Но не все было так плохо, и в другом послании он писал: «В судьбе моей столько чудесного, столько таинственного, что и без походу, без вымыслов она может поспорить с любым романом Виктора Гюго». И ничего удивительного в этом противоречии не было. Бестужев был натурой страстной, увлекавшейся, постоянно искавшей приключения, и в этом он чем-то напоминал Грушницкого из «Героя нашего времени». Он тоже был романтически настроенным разжалованным офицером, но его поведение, умение вести себя в самом изысканном обществе и даже сшитая у лучшего портного из тончайшего сукна солдатская шинель производили впечатление на всех, кто имел с ним дело. «Редко можно найти в одном человеке, — говорил сам Александр Александрович, — как во мне, столько здравого разума и столько безумного воображения вместе».

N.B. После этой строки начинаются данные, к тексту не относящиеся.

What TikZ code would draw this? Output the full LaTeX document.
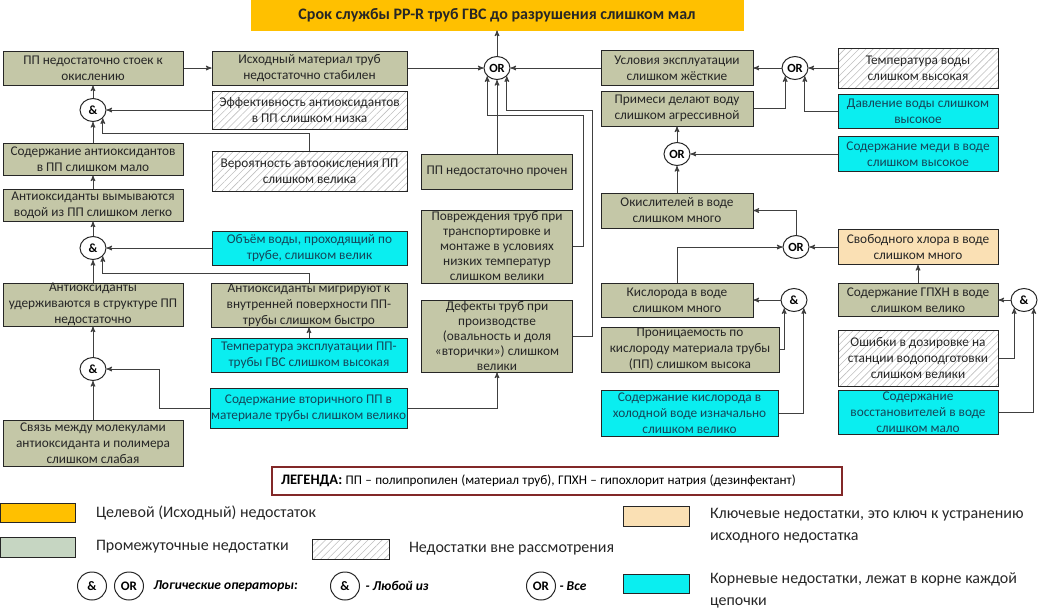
\documentclass[tikz,border=0pt]{standalone}
\usepackage{fontspec}
\setmainfont{Carlito}
\usetikzlibrary{arrows,shapes,calc,positioning,patterns.meta}

\definecolor{goalorange}{RGB}{255,192,0}
\definecolor{midgreen}{RGB}{196,199,167}
\definecolor{legendgreen}{RGB}{198,214,194}
\definecolor{rootcyan}{RGB}{10,238,240}
\definecolor{roottext}{RGB}{20,70,90}
\definecolor{keybeige}{RGB}{250,224,180}
\definecolor{legendred}{RGB}{130,40,40}
\newcommand{\bxf}{\fontsize{13.3}{16}\selectfont}

\begin{document}
\begin{tikzpicture}[x=1pt,y=-1pt,>=stealth',line width=1pt]
  \useasboundingbox (0,0) rectangle (1047,611);
  \begin{scope}
  \tikzstyle{base node}=[draw=black!85,line width=1pt,align=center,inner sep=0pt,font=\bxf,text=black!85]
  \tikzstyle{goal node}=[base node,draw=goalorange,fill=goalorange,font=\bfseries\fontsize{16}{18}\selectfont]
  \tikzstyle{mid node}=[base node,fill=midgreen]
  \tikzstyle{root node}=[base node,fill=rootcyan,text=roottext]
  \tikzstyle{out node}=[base node,pattern={Lines[angle=45,distance=5pt,line width=0.6pt]},pattern color=black!25]
  \tikzstyle{key node}=[base node,fill=keybeige]
  \tikzstyle{and node}=[ellipse,draw=black!85,fill=white,line width=1pt,inner sep=0pt,minimum width=26,minimum height=23,font=\bfseries\fontsize{12.5}{12}\selectfont]
  \tikzstyle{link}=[->,black!75]
  % goal
  \node[goal node,minimum width=492,minimum height=30] (goal) at (497,15) {Срок службы PP-R труб ГВС до разрушения слишком мал};
  \node[and node] (or0) at (497,68) {OR};
  % left branch
  \node[mid node,minimum width=180,minimum height=34] (b1) at (93,68) {ПП недостаточно стоек к\\окислению};
  \node[mid node,minimum width=195,minimum height=34] (b2) at (309.5,68) {Исходный материал труб\\недостаточно стабилен};
  \node[out node,minimum width=195,minimum height=38] (b3) at (309.5,110) {Эффективность антиоксидантов\\в ПП слишком низка};
  \node[out node,minimum width=195,minimum height=40] (b4) at (309.5,171) {Вероятность автоокисления ПП\\слишком велика};
  \node[and node] (and1) at (93,110) {\&};
  \node[mid node,minimum width=180,minimum height=32] (b5) at (93,159) {Содержание антиоксидантов\\в ПП слишком мало};
  \node[mid node,minimum width=180,minimum height=32] (b6) at (93,205) {Антиоксиданты вымываются\\водой из ПП слишком легко};
  \node[and node] (and2) at (93,248) {\&};
  \node[root node,minimum width=195,minimum height=34] (b7) at (309.5,248) {Объём воды, проходящий по\\трубе, слишком велик};
  \node[mid node,minimum width=180,minimum height=43] (b8) at (93,304.5) {Антиоксиданты\\удерживаются в структуре ПП\\недостаточно};
  \node[mid node,minimum width=196,minimum height=44] (b9) at (309,305) {Антиоксиданты мигрируют к\\внутренней поверхности ПП-\\трубы слишком быстро};
  \node[root node,minimum width=196,minimum height=34] (b10) at (309,355) {Температура эксплуатации ПП-\\трубы ГВС слишком высокая};
  \node[and node] (and3) at (93,369) {\&};
  \node[mid node,minimum width=180,minimum height=46] (b11) at (93,443) {Связь между молекулами\\антиоксиданта и полимера\\слишком слабая};
  \node[root node,minimum width=197,minimum height=40] (b12) at (308.5,408) {Содержание вторичного ПП в\\материале трубы слишком велико};
  % middle branch
  \node[mid node,minimum width=151,minimum height=35] (b13) at (497,171.5) {ПП недостаточно прочен};
  \node[mid node,minimum width=151,minimum height=73,font=\fontsize{13.3}{15}\selectfont] (b14) at (497,246.5) {Повреждения труб при\\транспортировке и\\монтаже в условиях\\низких температур\\слишком велики};
  \node[mid node,minimum width=151,minimum height=72,font=\fontsize{13.3}{15}\selectfont] (b15) at (497,336) {Дефекты труб при\\производстве\\(овальность и доля\\«вторички») слишком\\велики};
  % right branch
  \node[mid node,minimum width=152,minimum height=35] (b16) at (677,68) {Условия эксплуатации\\слишком жёсткие};
  \node[and node] (or2) at (795,68) {OR};
  \node[out node,minimum width=160,minimum height=40] (b17) at (918,68) {Температура воды\\слишком высокая};
  \node[root node,minimum width=160,minimum height=34] (b18) at (918,111) {Давление воды слишком\\высокое};
  \node[mid node,minimum width=152,minimum height=35] (b19) at (677,108.5) {Примеси делают воду\\слишком агрессивной};
  \node[and node] (or3) at (677,154) {OR};
  \node[root node,minimum width=160,minimum height=35] (b20) at (918,154) {Содержание меди в воде\\слишком высокое};
  \node[mid node,minimum width=152,minimum height=35] (b21) at (677,210.5) {Окислителей в воде\\слишком много};
  \node[and node] (or4) at (796,247) {OR};
  \node[key node,minimum width=160,minimum height=35] (b22) at (918,247) {Свободного хлора в воде\\слишком много};
  \node[mid node,minimum width=152,minimum height=34] (b23) at (677,300) {Кислорода в воде\\слишком много};
  \node[and node] (and4) at (794,300) {\&};
  \node[mid node,minimum width=178,minimum height=45] (b24) at (690,349.5) {Проницаемость по\\кислороду материала трубы\\(ПП) слишком высока};
  \node[root node,minimum width=177,minimum height=46] (b25) at (689.5,413) {Содержание кислорода в\\холодной воде изначально\\слишком велико};
  \node[mid node,minimum width=160,minimum height=33] (b26) at (918,300) {Содержание ГПХН в воде\\слишком велико};
  \node[and node] (and5) at (1024,300) {\&};
  \node[out node,minimum width=160,minimum height=56] (b27) at (918,358) {Ошибки в дозировке на\\станции водоподготовки\\слишком велики};
  \node[root node,minimum width=160,minimum height=44] (b28) at (918,412) {Содержание\\восстановителей в воде\\слишком мало};

  % links
  \draw[link] (or0) -- (goal);
  \draw[link] (b1) -- (b2);
  \draw[link] (b2) -- (or0);
  \draw[link] (and1) -- (b1);
  \draw[link] (b3) -- (and1);
  \draw[link] (b4.north) -- ++(0,-17) -| (and1.-40);
  \draw[link] (b5) -- (and1);
  \draw[link] (b6) -- (b5);
  \draw[link] (and2) -- (b6);
  \draw[link] (b7) -- (and2);
  \draw[link] (b8) -- (and2);
  \draw[link] (b9.north) -- ++(0,-9) -| (and2.-40);
  \draw[link] (b10) -- (b9);
  \draw[link] (and3) -- (b8);
  \draw[link] (b11) -- (and3);
  \draw[link] (b12.west) -- ++(-50,0) |- (and3.east);
  \draw[link] (b12.east) -| (b15.south);
  \draw[link] (b13.north) -- (or0.south);
  \draw[link] (b14.east) -- ++(10,0) -- ++(0,-131.5) -| (or0.-140);
  \draw[link] (b15.east) -- ++(19,0) -- ++(0,-226) -| (or0.-40);
  \draw[link] (b16) -- (or0);
  \draw[link] (or2) -- (b16);
  \draw[link] (b17) -- (or2);
  \draw[link] (b18.west) -| (or2.-40);
  \draw[link] (b19.east) -| (or2.-140);
  \draw[link] (or3) -- (b19);
  \draw[link] (b20) -- (or3);
  \draw[link] (b21) -- (or3);
  \draw[link] (or4.north) |- (b21.east);
  \draw[link] (b22) -- (or4);
  \draw[link] (b23.north) |- (or4.west);
  \draw[link] (and4) -- (b23);
  \draw[link] (b24.east) -| (and4.-140);
  \draw[link] (b25.east) -| (and4.-40);
  \draw[link] (b26) -- (b22);
  \draw[link] (and5) -- (b26);
  \draw[link] (b27.east) -| (and5.-140);
  \draw[link] (b28.east) -| (and5.-40);
  \end{scope}

  \begin{scope}[node distance=20]
  \tikzstyle{swatch}=[draw=black!85,line width=1pt,minimum width=75,minimum height=19,inner sep=0pt]
  \tikzstyle{legend text}=[inner sep=0pt,font=\fontsize{16}{22}\selectfont,text=black!85,align=left]
  \tikzstyle{op node}=[ellipse,draw=black!85,line width=1pt,inner sep=0pt,minimum width=29,minimum height=28,font=\bfseries\fontsize{13}{12}\selectfont]
  \tikzstyle{op text}=[inner sep=0pt,font=\bfseries\itshape\fontsize{13.5}{14}\selectfont]
  \node[draw=legendred,line width=1.5pt,minimum width=570,minimum height=28,text width=552,align=left,inner sep=0pt] (legend) at (557,481)
    {{\bfseries\fontsize{14.5}{16}\selectfont ЛЕГЕНДА:} {\fontsize{13.2}{16}\selectfont ПП – полипропилен (материал труб), ГПХН – гипохлорит натрия (дезинфектант)}};
  \node[swatch,fill=goalorange] (sw1) at (37.5,512.5) {};
  \node[legend text,right=of sw1] (t1) {Целевой (Исходный) недостаток};
  \node[swatch,fill=legendgreen,minimum height=20] (sw2) at (37.5,547) {};
  \node[legend text,right=of sw2] (t2) {Промежуточные недостатки};
  \node[swatch,minimum width=77,minimum height=20,pattern={Lines[angle=45,distance=5pt,line width=0.6pt]},pattern color=black!25] (sw3) at (350.5,549) {};
  \node[legend text,right=19 of sw3] (t3) {Недостатки вне рассмотрения};
  \node[swatch,fill=keybeige,minimum width=66,minimum height=20] (sw4) at (656,516) {};
  \node[legend text,right=20 of sw4,yshift=-10] (t4) {Ключевые недостатки, это ключ к устранению\\исходного недостатка};
  \node[swatch,fill=rootcyan,minimum width=66] (sw5) at (656,583.5) {};
  \node[legend text,right=20 of sw5,yshift=-7] (t5) {Корневые недостатки, лежат в корне каждой\\цепочки};
  \node[op node] (lc1) at (92,586) {\&};
  \node[op node] (lc2) at (129,586) {OR};
  \node[op text,right=9 of lc2] (ops) {Логические операторы:};
  \node[op node] (lc3) at (345,586) {\&};
  \node[op text,right=5 of lc3] (any) {- Любой из};
  \node[op node] (lc4) at (541,586) {OR};
  \node[op text,right=3 of lc4] (all) {- Все};
  \end{scope}
\end{tikzpicture}
\end{document}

И, конечно, он был по-своему счастлив, попав на столь богатый для воображения поэта и романтика Кавказ, что роднило его с другим великим поэтом России Лермонтовым. Как и тот, он участвовал в самых рискованных предприятиях, первым врывался в завоеванные крепости и аулы и отдавал предпочтение не штыку, а очень удобному в ближнем бою оружию горцев: шашке, кинжалу и английскому пистолету. И даже после того, как он снова был произведен в офицеры, в походы и набеги Бестужев ходил в папахе, черкеске и мягких сапогах-ноговицах. Увлеченный и по-своему очарованный Востоком, он собрал богатую коллекцию драгоценного восточного оружия и особенно дорожил базалаевскими клинками.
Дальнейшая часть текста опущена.